Autre point qui aurait pu révolutionner le genre : Comment on trouve sa voie petit à petit dans les arts martiaux, Le jeu de la mort devait exprimer ça. Un film d’arts martiaux philosophique, comme l’un des projets de Bruce Lee qui avait été refusé (La flute silencieuse). Oubliez tout ça, les scénaristes et Robert Clouse ont totalement abandonné les intentions philosophique et profonde du Jeu de la mort, transformant le scénario en une histoire bidon de chez bidon. Le film hommage n’est plus.
Hormis une superbe séquence de combat voyant Sammo Hung affronter Robert Wall, il vous faudra vous armer de patience, ne pas vous ronger les ongles et attendre plus d’une heure et quart pour trouver de l’intérêt à ce film.
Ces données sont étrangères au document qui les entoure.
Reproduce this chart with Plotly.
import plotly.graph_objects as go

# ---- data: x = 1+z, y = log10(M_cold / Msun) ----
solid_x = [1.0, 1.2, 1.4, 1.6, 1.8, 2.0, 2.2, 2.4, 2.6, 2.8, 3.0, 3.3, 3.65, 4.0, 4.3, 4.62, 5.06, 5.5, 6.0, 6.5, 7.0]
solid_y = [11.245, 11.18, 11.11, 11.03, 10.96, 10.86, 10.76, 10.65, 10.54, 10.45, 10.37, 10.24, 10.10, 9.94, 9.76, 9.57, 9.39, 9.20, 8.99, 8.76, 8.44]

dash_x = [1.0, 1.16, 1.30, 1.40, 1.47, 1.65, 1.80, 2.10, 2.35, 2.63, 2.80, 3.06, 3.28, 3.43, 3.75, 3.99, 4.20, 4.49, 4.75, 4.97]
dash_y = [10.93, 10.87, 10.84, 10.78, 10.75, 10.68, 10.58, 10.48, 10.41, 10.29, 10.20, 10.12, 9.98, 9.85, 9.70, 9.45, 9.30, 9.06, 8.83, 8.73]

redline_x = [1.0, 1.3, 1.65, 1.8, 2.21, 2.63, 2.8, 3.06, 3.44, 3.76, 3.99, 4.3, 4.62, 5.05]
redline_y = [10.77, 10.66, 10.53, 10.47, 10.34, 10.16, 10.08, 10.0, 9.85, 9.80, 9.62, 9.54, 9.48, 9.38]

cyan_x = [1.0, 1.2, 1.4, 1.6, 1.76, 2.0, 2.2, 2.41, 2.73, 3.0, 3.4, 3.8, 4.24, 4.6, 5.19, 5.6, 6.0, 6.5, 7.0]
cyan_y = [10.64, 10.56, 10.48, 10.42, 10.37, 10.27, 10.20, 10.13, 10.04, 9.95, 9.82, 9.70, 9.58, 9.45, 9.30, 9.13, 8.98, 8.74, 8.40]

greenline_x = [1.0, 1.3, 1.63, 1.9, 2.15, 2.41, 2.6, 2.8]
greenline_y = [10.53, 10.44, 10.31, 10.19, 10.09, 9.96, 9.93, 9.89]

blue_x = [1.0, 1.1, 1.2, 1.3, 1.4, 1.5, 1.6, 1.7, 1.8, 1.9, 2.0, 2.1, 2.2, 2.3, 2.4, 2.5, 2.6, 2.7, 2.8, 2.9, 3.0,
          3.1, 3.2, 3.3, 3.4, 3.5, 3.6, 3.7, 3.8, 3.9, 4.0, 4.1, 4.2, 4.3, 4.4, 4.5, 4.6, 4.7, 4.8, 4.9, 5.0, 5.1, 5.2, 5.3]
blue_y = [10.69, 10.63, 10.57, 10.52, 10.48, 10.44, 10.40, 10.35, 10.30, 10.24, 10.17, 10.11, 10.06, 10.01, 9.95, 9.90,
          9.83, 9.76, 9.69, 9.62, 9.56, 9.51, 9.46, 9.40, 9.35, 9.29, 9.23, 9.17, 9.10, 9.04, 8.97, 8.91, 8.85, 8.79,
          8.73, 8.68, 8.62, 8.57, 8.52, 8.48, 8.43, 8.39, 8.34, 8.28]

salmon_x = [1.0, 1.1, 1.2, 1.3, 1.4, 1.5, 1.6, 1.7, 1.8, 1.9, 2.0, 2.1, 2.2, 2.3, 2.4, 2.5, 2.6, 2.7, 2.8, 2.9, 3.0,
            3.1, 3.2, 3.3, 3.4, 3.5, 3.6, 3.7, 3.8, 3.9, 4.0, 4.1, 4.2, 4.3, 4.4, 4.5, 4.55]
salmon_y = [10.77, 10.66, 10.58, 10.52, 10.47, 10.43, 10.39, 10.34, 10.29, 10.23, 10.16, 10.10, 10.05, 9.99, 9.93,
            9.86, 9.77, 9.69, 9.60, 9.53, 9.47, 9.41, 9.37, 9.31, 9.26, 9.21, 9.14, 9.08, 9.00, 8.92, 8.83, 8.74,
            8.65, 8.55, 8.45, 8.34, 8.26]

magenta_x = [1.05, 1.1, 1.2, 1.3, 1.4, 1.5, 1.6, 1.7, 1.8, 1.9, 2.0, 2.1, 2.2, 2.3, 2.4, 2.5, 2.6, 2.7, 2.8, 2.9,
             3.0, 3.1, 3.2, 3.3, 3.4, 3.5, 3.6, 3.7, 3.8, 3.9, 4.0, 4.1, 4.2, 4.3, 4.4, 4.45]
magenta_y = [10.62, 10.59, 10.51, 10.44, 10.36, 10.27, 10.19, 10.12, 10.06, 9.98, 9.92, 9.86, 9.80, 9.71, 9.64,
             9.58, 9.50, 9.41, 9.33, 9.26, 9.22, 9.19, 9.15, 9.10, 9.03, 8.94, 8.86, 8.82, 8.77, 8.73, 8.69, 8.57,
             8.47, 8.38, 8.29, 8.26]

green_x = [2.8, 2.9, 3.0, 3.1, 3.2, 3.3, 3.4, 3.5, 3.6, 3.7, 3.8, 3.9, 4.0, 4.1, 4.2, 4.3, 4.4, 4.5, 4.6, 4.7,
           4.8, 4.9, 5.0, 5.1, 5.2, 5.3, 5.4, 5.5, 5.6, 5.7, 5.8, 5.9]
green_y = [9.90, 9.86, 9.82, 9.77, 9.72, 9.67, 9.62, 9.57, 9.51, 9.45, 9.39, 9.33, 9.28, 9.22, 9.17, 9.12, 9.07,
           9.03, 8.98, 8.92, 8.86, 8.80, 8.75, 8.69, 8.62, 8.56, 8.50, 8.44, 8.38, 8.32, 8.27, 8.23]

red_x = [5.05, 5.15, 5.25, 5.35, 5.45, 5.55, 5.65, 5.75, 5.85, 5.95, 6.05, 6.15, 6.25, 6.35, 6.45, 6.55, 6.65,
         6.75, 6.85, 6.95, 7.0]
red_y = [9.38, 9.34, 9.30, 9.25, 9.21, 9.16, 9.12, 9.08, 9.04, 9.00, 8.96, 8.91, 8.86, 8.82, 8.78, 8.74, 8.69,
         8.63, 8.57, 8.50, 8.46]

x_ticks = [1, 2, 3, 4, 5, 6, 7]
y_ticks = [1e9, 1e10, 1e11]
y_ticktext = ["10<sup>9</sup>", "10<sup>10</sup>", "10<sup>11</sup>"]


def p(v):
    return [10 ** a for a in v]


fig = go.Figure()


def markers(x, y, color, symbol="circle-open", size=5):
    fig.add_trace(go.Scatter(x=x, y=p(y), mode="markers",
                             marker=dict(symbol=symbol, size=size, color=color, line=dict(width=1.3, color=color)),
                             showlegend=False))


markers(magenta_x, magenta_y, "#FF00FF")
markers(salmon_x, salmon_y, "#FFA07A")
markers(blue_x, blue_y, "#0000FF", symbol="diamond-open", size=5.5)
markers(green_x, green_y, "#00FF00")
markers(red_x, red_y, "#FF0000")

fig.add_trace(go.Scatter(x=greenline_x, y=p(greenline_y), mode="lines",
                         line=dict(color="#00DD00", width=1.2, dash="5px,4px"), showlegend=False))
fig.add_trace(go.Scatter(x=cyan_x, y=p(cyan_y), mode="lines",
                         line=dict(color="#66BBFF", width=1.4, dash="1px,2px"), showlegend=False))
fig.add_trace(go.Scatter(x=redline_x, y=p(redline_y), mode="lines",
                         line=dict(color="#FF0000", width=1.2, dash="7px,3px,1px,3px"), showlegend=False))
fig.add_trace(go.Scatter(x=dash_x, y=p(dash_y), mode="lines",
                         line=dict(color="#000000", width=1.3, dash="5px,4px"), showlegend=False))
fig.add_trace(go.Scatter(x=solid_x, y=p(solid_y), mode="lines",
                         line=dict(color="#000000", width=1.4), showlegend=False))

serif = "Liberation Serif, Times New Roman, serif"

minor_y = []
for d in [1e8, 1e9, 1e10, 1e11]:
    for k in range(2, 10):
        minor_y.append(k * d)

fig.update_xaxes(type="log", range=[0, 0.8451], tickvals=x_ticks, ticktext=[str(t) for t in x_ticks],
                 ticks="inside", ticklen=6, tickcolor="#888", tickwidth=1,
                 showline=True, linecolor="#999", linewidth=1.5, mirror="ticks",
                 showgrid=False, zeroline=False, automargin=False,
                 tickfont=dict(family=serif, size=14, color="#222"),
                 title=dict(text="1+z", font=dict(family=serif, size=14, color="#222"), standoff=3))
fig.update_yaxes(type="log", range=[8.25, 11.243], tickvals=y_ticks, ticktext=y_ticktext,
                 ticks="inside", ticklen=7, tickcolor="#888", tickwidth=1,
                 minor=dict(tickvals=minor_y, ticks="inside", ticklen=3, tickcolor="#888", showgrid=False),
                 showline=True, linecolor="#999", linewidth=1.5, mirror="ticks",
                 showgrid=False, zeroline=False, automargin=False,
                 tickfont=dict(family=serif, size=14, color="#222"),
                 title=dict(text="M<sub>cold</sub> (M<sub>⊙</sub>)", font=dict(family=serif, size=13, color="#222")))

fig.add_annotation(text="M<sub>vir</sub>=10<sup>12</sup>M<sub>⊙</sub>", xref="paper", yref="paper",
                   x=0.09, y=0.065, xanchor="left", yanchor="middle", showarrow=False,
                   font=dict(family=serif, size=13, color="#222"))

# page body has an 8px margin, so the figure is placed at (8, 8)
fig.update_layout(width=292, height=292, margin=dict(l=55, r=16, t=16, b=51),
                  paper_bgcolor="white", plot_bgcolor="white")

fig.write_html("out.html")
Au bout d’1h18, le vrai Bruce Lee, célèbre pyjama jaune vêtu, débarque et au moins là, on ne se moquera pas de vous. Entre le Kung Fu du faux Bruce Lee et celui du vrai, le fossé, il est immense.

Pourquoi le pyjama jaune porté par Bruce Lee? Pour montrer que le personnage n’appartient à aucun style d’art martial connu. Cette combinaison appartient à ce que l’acteur exprimait à travers ses films et dans sa vie, ce qu’il pensait des arts martiaux. Pas besoin de porter un costume traditionnel pour être un combattant efficace.
Comment oublier ce combat entre Lee et Kareem Abdul Jabbar, l’un des véritables élèves de Bruce Lee et célèbre basketteur ? Abdul Jabar envoie du lourd du haut de ces 2 mètres. Un combattant efficace mis en valeur par l’environnement dans lequel il occupe son poste. Du génie. Hélas, on sentira la coupure. Rappelons qu’au départ, l’affrontement dure une bonne vingtaine de minutes. Ca fait mal. Beau gâchis. Heureusement, sur Youtube, on trouve tout et là, ô miracle, les 40minutes comportant le montage original du jeu de la mort tel que Bruce Lee le voulait. Profitez!
Au final, une catastrophe cinématographique, un film grossier, insultant, honteux, salissant la mémoire d’un grand du cinéma d’arts martiaux, voila ce qu’est Le jeu de la mort. Seul intérêt du film : les 15 dernières minutes voyant enfin le seul et unique Bruce Lee à l’œuvre dans 3 affrontements courts mais magistraux. En vue de ce que devait être au départ Le jeu de la mort, on ne peut que pleurer, pester sur le rendu final. Bruce Lee ne méritait pas ça, son film ne méritait pas ça. Le jeu de la mort ou comment bafouer la mémoire d’un grand.